International Date Line
The International Date Line, also known as the Prime Meridian, sits at 180 degrees Longitude and runs from the north pole to the south pole. There are two commonly used iterations of the Date Line: the De Jure Date Line and the De Facto Date Line.
The De Jure Date Line is commonly referred to as the Nautical Date Line and was established by the Anglo-French Conference on Time-keeping at Sea in 1917. The Nautical Date Line follows the 180 degree meridian except for when it overlaps with territorial waters, which is within 12 nautical miles of land. While not often, some ships end up crossing the Date Line twice on one trip: once, say, as they pass the 180 degree meridian to the west, back if they dock at a local country that considers itself east of the Date Line, and then again when they leave the country’s territorial waters.
The De Facto Date Line is nation specific and therefore does not extend into international waters (where the De Jure Date Line takes effect). Each country has the right to establish in which time zone they reside even if it does not perfectly fit within longitudinal degrees. This was done partially so that countries that reside along the date line can ensure they reside one side of the line. As demonstrated in the diagram below, the De Facto Date Line is not a perfect line and continues to allow for changes as territories change hands.
A recent example of a county transitioning from one “side” of the Date Line to the other occurred on Kwajalein in 1993. Kwajalein is the largest of the Marshall Islands and sits, geographically, west of the Date Line. However, the United States Army established a missile test range on Kwajalein after World War Two and therefore kept time as if they were east of the Date Line (using the same time zone as Hawaii). Decades later the Kwajalein government requested to be moved back to the west of the Date Line, which meant losing a day in the hop from east to west. Kwajalein, therefore, removed Saturday, August 21, 1993, from its calendar (which seems akin to leap day for anyone celebrating August 21st as a birthday) and began keeping time with the rest of the Marshall Islands. However, Kwajalein was still working substantially with Hawaii and since the residents were now a day ahead of Hawaii, they moved their work week from Monday through Friday to Tuesday through Saturday.
Time Zones have always played an important role in peoples’ lives, including before their official invention. Even religious leaders had to navigate start times for holidays and for the Sabbath based on when the sunset in different locations. Telling time has come a long way from solar time via a sundial, which often different up to 15 minutes due to the elliptical shape of the Earth.
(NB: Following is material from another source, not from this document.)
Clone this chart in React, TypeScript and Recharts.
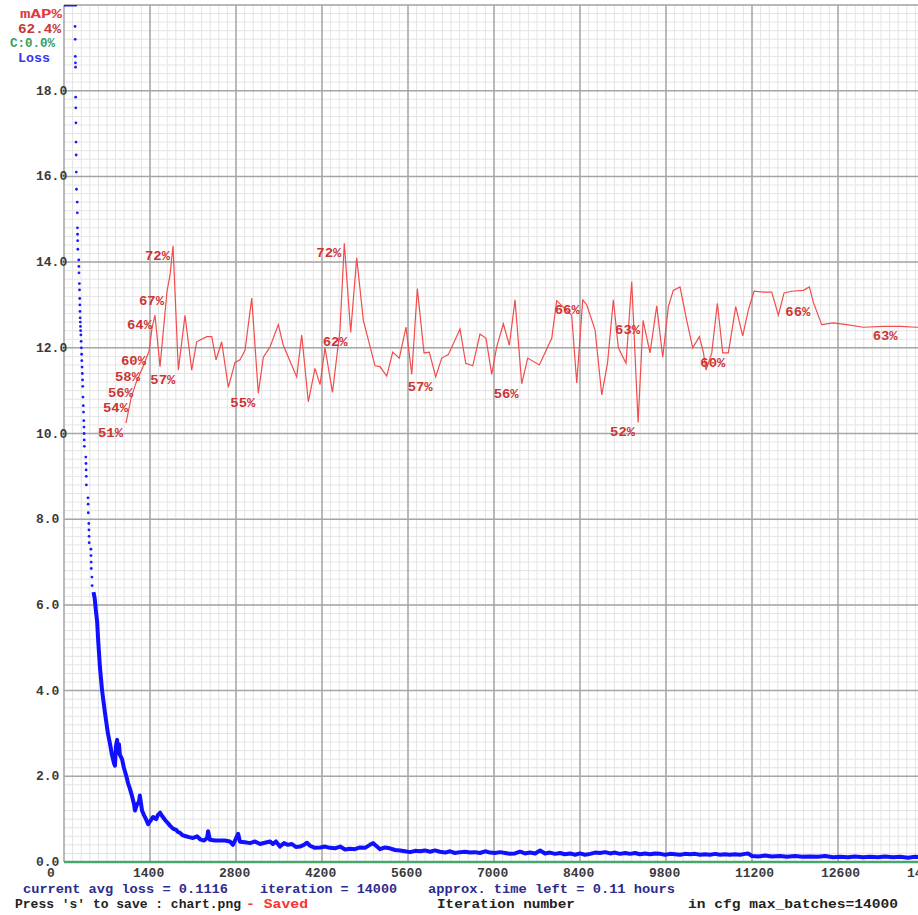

Although countries today have regulated their local time zones, change will continue to take place. As territories change hands, their local time zones may change. Some countries, like China, may one day adopt their unofficial time zones and establish more than one official zone. Even at sea, Sailors do not always follow time changes as they move past degrees of longitude. Time zones may not be perfectly divided and may continue to change but at least we now know exactly what time the train is supposed to arrive.